I'm doing exercises in Hartshorne. I have a detail I want to ask.
Say $X$ is a scheme over $k$, which by definition means that there is a morphism of schemes $$(f,f^\sharp):(X,\mathcal{O}_X)\to (\text{Spec } k, \mathcal{O}_{\text{Spec } k} )$$Also given that $$(g,g^\sharp):(\text{Spec } k[x]/(x^2), \mathcal{O}_{\text{Spec } k[x]/(x^2)} )\to (X,\mathcal{O}_X)$$ is a $k$-morphism. Then $\text{Spec } k[x]$ must also be a scheme over $k$, right?
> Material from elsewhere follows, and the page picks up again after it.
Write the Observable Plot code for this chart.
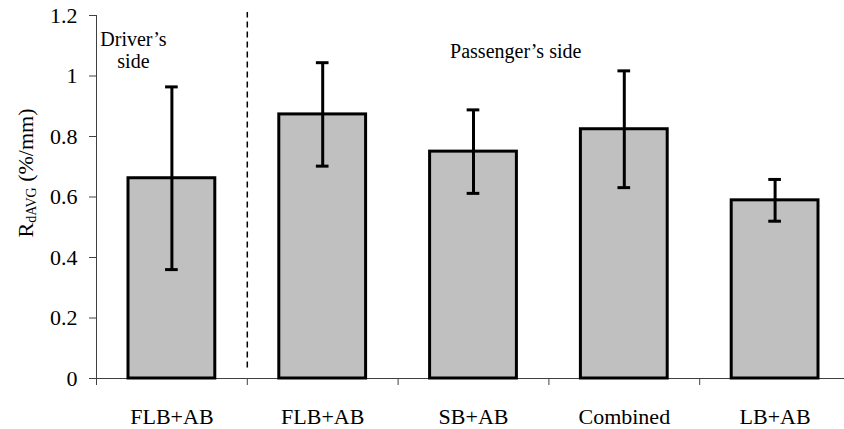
<!DOCTYPE html>
<html><head><meta charset="utf-8">
<script src="https://cdn.jsdelivr.net/npm/d3@7"></script>
<script src="https://cdn.jsdelivr.net/npm/@observablehq/plot@0.6"></script>
<style>body{margin:0;background:#fff}</style>
</head><body><div id="chart"></div>
<script>
const categories = ["FLB+AB", "FLB+AB", "SB+AB", "Combined", "LB+AB"];
const means = [0.662, 0.873, 0.750, 0.824, 0.589];
const errors = [0.302, 0.171, 0.138, 0.193, 0.069];
const yTicks = [0, 0.2, 0.4, 0.6, 0.8, 1, 1.2];
const yTickLabels = ["0", "0.2", "0.4", "0.6", "0.8", "1", "1.2"];
const groupBoundaries = [1];
const annotationText = ["Driver’s\nside", "Passenger’s side"];
const annotationX = [0.245, 2.78];
const annotationY = [1.026, 1.061];
const annotationAnchor = ["start", "middle"];

const data = categories.map((c, i) => ({
  cat: c, x1: i, x2: i + 1, xc: i + 0.5,
  mean: means[i], lo: means[i] - errors[i], hi: means[i] + errors[i]
}));
const notes = annotationText.map((t, i) => ({t, x: annotationX[i], y: annotationY[i], a: annotationAnchor[i]}));
const bandEdges = d3.range(categories.length + 1);
const bandCenters = categories.map((c, i) => i + 0.5);
const axisColor = "#404040";
const font = "Liberation Serif";

const svg = Plot.plot({
  width: 844, height: 429,
  marginLeft: 96, marginRight: 0, marginTop: 15, marginBottom: 51,
  style: {background: "white", color: "black"},
  x: {type: "linear", domain: [0, categories.length], range: [96, 850]},
  y: {domain: [0, 1.2], range: [378, 15]},
  marks: [
    Plot.ruleX([0], {y1: 0, y2: 1.2, stroke: axisColor}),
    Plot.ruleY([0], {stroke: axisColor}),
    Plot.axisX({ticks: bandEdges, tickSize: 7, tickFormat: () => "", stroke: axisColor, label: null}),
    Plot.axisX({ticks: bandCenters, tickSize: 0, tickPadding: 30, fontSize: 22, fontFamily: font, fill: "black",
      tickFormat: d => categories[Math.floor(d)], label: null}),
    Plot.axisY({ticks: yTicks, tickSize: 7, tickPadding: 12, fontSize: 22, fontFamily: font, fill: "black", stroke: axisColor,
      tickFormat: d => yTickLabels[yTicks.indexOf(d)], label: null}),
    Plot.ruleX(groupBoundaries, {y1: 0.035, y2: 1.21, stroke: "black", strokeWidth: 1.5, strokeDasharray: "6,4"}),
    Plot.rect(data, {x1: "x1", x2: "x2", y1: 0, y2: "mean", insetLeft: 32, insetRight: 32,
      fill: "#c0c0c0", stroke: "black", strokeWidth: 3}),
    Plot.ruleX(data, {x: "xc", y1: "lo", y2: "hi", stroke: "black", strokeWidth: 3}),
    Plot.ruleY(data, {y: "hi", x1: d => d.xc - 0.042, x2: d => d.xc + 0.042, stroke: "black", strokeWidth: 3}),
    Plot.ruleY(data, {y: "lo", x1: d => d.xc - 0.042, x2: d => d.xc + 0.042, stroke: "black", strokeWidth: 3}),
    Plot.text(notes, {x: "x", y: "y", text: "t", textAnchor: d => d.a, lineAnchor: "bottom", lineHeight: 1.1,
      fontSize: 20, fontFamily: font, fill: "black"})
  ]
});

// y-axis label with subscript
const lab = d3.select(svg).append("text")
  .attr("transform", "translate(33,173) rotate(-90)")
  .attr("text-anchor", "middle")
  .attr("font-family", font)
  .attr("font-size", 22)
  .attr("fill", "black");
lab.append("tspan").text("R");
lab.append("tspan").attr("font-size", 14).attr("dy", 3).text("dAVG");
lab.append("tspan").attr("dy", -3).text(" (%/mm)");

document.getElementById("chart").appendChild(svg);

function forceSerif() {
  document.querySelectorAll("svg, svg g, svg text, svg tspan").forEach(el => {
    el.setAttribute("font-family", font);
    el.style.setProperty("font-family", font, "important");
  });
}
forceSerif();
requestAnimationFrame(forceSerif);
setTimeout(forceSerif, 0);
setTimeout(forceSerif, 100);
</script>
</body></html>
Hence we must have a morphism $$(\text{Spec } k[x]/(x^2), \mathcal{O}_{\text{Spec } k[x]/(x^2)} )\to (\text{Spec } k, \mathcal{O}_{\text{Spec }k } )$$ By the definition of a $k$-morphism, it's safe to choose such a morphism to be the composition of $(f,f^\sharp)$ and $(g,g^\sharp)$. Then this map induces a map on global sections $k\to k[x]/(x^2) $. My question is, can we explicitly describe this map?
It's just a mess when I tried to use the definition because the sheaves are not easy to describe.